Dr. James B. Garvin is the chief scientist at NASA's Goddard Space Flight Center. As such, he provides strategic advice and analysis on Goddard's scientific priorities and directions to the center director and senior leadership, as well as to NASA Headquarters. Dr. Garvin is also the principal investigator of NASA's DAVINCI mission to Venus.
As a veteran Earth and planetary scientist within NASA in a career that has spanned more than 40 years, Dr. Garvin brings his experience with interdisciplinary science and instrumentation in helping to direct the scientific trajectory of Goddard. Prior to coming to Goddard, Dr. Garvin served as NASA's chief scientist, advising three separate administrators on issues ranging from science strategies associated with the Vision for Space Exploration to those involved in rebalancing the NASA science portfolio, including Mars.
Previously, Dr. Garvin served as the chief scientist for Mars exploration from 2000 until 2004 and spearheaded the development of the scientific strategy that led NASA to select such missions as the Mars Exploration Rovers, the Mars Reconnaissance Orbiter, the Phoenix polar lander, and the Mars Science Laboratory (Curiosity rover) and others. He received two NASA Outstanding Leadership Medals for his work with the science behind the Mars Exploration Program. He is also the recipient of three Presidential Rank Awards for his contributions to science at NASA spanning his career.
Dr. Garvin's scientific expertise spans several cross-disciplinary aspects of Earth and planetary sciences. He served as one of the founding fathers of the Mars Orbiter Laser Altimeter (MOLA) experiment and led the scientific investigation of impact cratering processes for Mars using MOLA topographic data. Garvin also served as the principal investigator on the two flights of the Shuttle Laser Altimeter (SLA) experiment on STS-72 and STS-85 missions, from which the first measurements of tree heights from space were achieved. He has been an active co-investigator on the Canadian Space Agency's RADARSAT series of missions (including RCM), using the SAR images from this mission to document the 1996 catastrophic outburst flood in Iceland and the landscape dynamics on newly formed oceanic islands in Tonga (HTHH 2021-2022). His scientific expertise includes the geology and geophysics of impact craters, the geomorphology of oceanic islands, and the geometric properties of sedimentary systems on Mars, Venus, and the Moon.
Dr. Garvin has participated in expeditions to various terrestrial impact sites, including the Zhamanshin impact crater in Kazakhstan and he has led more than a dozen aircraft laser remote-sensing campaigns to such targets as Iceland, Azores, Meteor Crater in Arizona, Mt. St. Helens, Mt. Rainier and islands in the Caribbean. He served as NASA's project scientist for the Earth System Science Pathfinder program during the first five years of its existence, during which GRACE and Calipso/Cloudsat missions were selected.

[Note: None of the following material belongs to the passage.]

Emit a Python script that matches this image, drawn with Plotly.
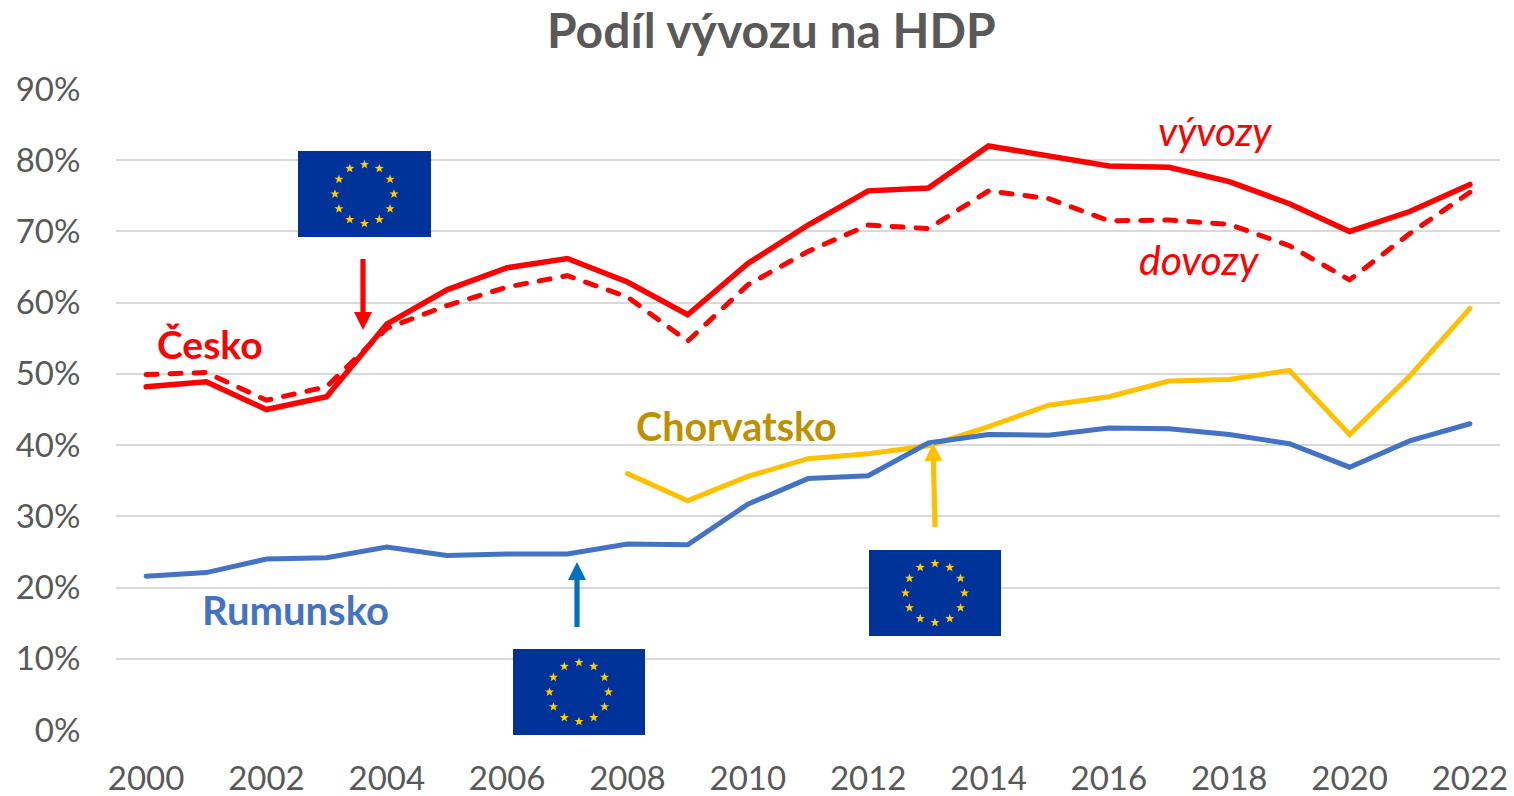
import math
import plotly.graph_objects as go

years = [str(y) for y in range(2000, 2023)]
cz_export = [48.2, 48.9, 45.0, 46.8, 57.0, 61.8, 64.9, 66.2, 62.9, 58.3, 65.5, 70.9, 75.7, 76.1, 82.0, 80.6, 79.2, 79.0, 77.0, 73.9, 70.0, 72.8, 76.6]
cz_import = [49.9, 50.2, 46.3, 48.2, 56.4, 59.6, 62.2, 63.8, 60.8, 54.6, 62.5, 67.2, 70.9, 70.4, 75.7, 74.6, 71.5, 71.6, 71.0, 68.0, 63.2, 69.7, 75.5]
croatia = [None] * 8 + [36.0, 32.2, 35.6, 38.1, 38.8, 39.9, 42.6, 45.6, 46.8, 49.0, 49.2, 50.5, 41.5, 49.7, 59.2]
romania = [21.6, 22.1, 24.0, 24.2, 25.7, 24.5, 24.7, 24.7, 26.1, 26.0, 31.7, 35.3, 35.7, 40.3, 41.5, 41.4, 42.4, 42.3, 41.5, 40.2, 36.9, 40.6, 43.0]
y_ticks = list(range(0, 100, 10))
y_labels = [f"{v}%" for v in y_ticks]

W, H = 1514, 796
L, R, T, B = 116, 1500, 89, 730
FONT = "Lato"
GREY = "#595959"

# page pixels -> plot-area (paper) fractions
px = lambda x: (x - L) / (R - L)
py = lambda y: (B - y) / (B - T)


def P(x, y):
    return f"{px(x):.5f},{py(y):.5f}"


shapes = []


def poly(points, color):
    d = "M" + " L".join(P(x, y) for x, y in points) + " Z"
    shapes.append(dict(type="path", path=d, xref="paper", yref="paper", fillcolor=color,
                       line=dict(width=0), layer="above"))


def flag(x0, y0, x1, y1):
    poly([(x0, y0), (x1, y0), (x1, y1), (x0, y1)], "#003399")
    cx, cy = (x0 + x1) / 2, (y0 + y1) / 2
    for i in range(12):
        a = i * math.pi / 6
        sx, sy = cx + 29.5 * math.sin(a), cy - 29.5 * math.cos(a)
        pts = []
        for k in range(10):
            r = 4.8 if k % 2 == 0 else 2.0
            b = k * math.pi / 5
            pts.append((sx + r * math.sin(b), sy - r * math.cos(b)))
        poly(pts, "#FFCC00")


def arrow(x0, y0, x1, y1, color):
    dx, dy = x1 - x0, y1 - y0
    n = math.hypot(dx, dy)
    ux, uy = dx / n, dy / n
    hl, hw = 18, 9
    bx, by = x1 - ux * hl, y1 - uy * hl
    w = 2.6
    poly([(x0 - uy * w, y0 + ux * w), (x0 + uy * w, y0 - ux * w),
          (bx + uy * w, by - ux * w), (bx - uy * w, by + ux * w)], color)
    poly([(x1, y1), (bx + uy * hw, by - ux * hw), (bx - uy * hw, by + ux * hw)], color)


flag(298, 151, 431, 237)
flag(513, 649, 645, 735)
flag(869, 550, 1001, 636)
arrow(363, 259, 363, 330, "#FF0000")
arrow(577, 627, 577, 562, "#0070C0")
arrow(935, 527, 933, 443, "#FFC000")


def label(text, x, y, color, size=36, bold=True, italic=False):
    t = f"<i>{text}</i>" if italic else text
    t = f"<b>{t}</b>" if bold else t
    return dict(text=t, x=px(x), y=py(y), xref="paper", yref="paper", showarrow=False,
                xanchor="center", yanchor="middle", font=dict(family=FONT, size=size, color=color))


annotations = [
    label("Česko", 210, 344, "#FF0000", size=39),
    label("Chorvatsko", 736, 425, "#BF9000", size=39.5),
    label("Rumunsko", 295, 610, "#4472C4", size=40),
    label("vývozy", 1215, 131, "#FF0000", size=40, bold=False, italic=True),
    label("dovozy", 1199, 259, "#FF0000", size=41, bold=False, italic=True),
    label("Podíl vývozu na HDP", 771, 29, GREY, size=48),
]

fig = go.Figure()
fig.add_trace(go.Scatter(x=years, y=cz_import, mode="lines", name="Česko dovozy",
                         line=dict(color="#FF0000", width=5, dash="11px,13px")))
fig.add_trace(go.Scatter(x=years, y=cz_export, mode="lines", name="Česko vývozy",
                         line=dict(color="#FF0000", width=5.5)))
fig.add_trace(go.Scatter(x=years, y=croatia, mode="lines", name="Chorvatsko",
                         line=dict(color="#FFC000", width=5)))
fig.add_trace(go.Scatter(x=years, y=romania, mode="lines", name="Rumunsko",
                         line=dict(color="#4472C4", width=5)))

fig.update_layout(
    width=W, height=H, showlegend=False, paper_bgcolor="white", plot_bgcolor="white",
    margin=dict(l=L, r=W - R, t=T, b=H - B, pad=0),
    xaxis=dict(type="category", range=[-0.5, 22.5], tickmode="array", automargin=False,
               tickvals=years[::2], ticktext=years[::2], ticks="outside", tickcolor="rgba(0,0,0,0)",
               ticklen=19, showgrid=False, showline=False, zeroline=False,
               tickfont=dict(family=FONT, size=33, color=GREY)),
    yaxis=dict(range=[0, 90], tickmode="array", tickvals=y_ticks, ticktext=y_labels, automargin=False,
               ticks="outside", tickcolor="rgba(0,0,0,0)", ticklen=28,
               gridcolor="#D9D9D9", gridwidth=2, zeroline=False, showline=False,
               tickfont=dict(family=FONT, size=33, color=GREY)),
    shapes=shapes, annotations=annotations,
)
fig.write_html("out.html", config=dict(displayModeBar=False),
               post_script="document.body.style.margin='0';document.body.style.overflow='hidden';"
                           "document.querySelectorAll('.js-line').forEach(function(p){p.style.strokeLinecap='round';});")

Dr. Garvin also led a team of scientists who employed NASA's Hubble Space Telescope to explore the lunar surface at ultraviolet wavelengths in search of potential resources in support of human exploration of the Moon. He has served NASA as a member of Sally Ride's post-Challenger leadership team, and chaired the 1999-2001 NASA Decadal Planning Team (for Exploration), as well as the requirements definition team for the 2008 Lunar Reconnaissance Orbiter (LRO) mission as NASA program scientist. During his career, he has been a co-investigator on the Mars Observer, Mars Global Surveyor, NEAR-Shoemaker, Radarsat-1,2/RCM, Mars Curiosity Rover, OSIRIS-REx, Mars InSight, and ENVISAT missions. He has published more than 100 peer-reviewed scientific articles and other popular articles about space exploration of Mars, Venus, and the Moon.
Dr. Garvin earned his Ph.D in the Geological Sciences from Brown University in 1984 under the mentorship of Professors J. W. Head III and T. A. Mutch. He also received an M.S. in Computer Sciences from Stanford University, and a second M.S. from Brown in Planetary Geosciences. He graduated with highest honors from Brown in 1978 and was elected to Phi Beta Kappa. In 2005, Brown awarded Dr. Garvin the prestigious William Rogers award for his contributions to society via science.
Dr. Garvin has frequently appeared on television in association with space exploration, including "Late Night with David Letterman" in January 2004, as well as on the Discovery Channel's "Alien Planet." In September 2023, he co-hosted the NASA Live TV coverage of the return of samples from the asteroid Bennu, for which he was awarded a Webby in 2024. He lives with his wife Cindy and their two children in Columbia, Maryland, where he enjoys walking in the woods with his family and dog, searching for amazing fungi. According to his family, he was "hooked on space at birth" and has been collecting rocks and space data ever since.
As a career NASA scientist, he longs for the time when he can wander across the wild primeval landscapes of Iceland or on volcanoes in Tonga with his family searching for Venus or Mars on Earth.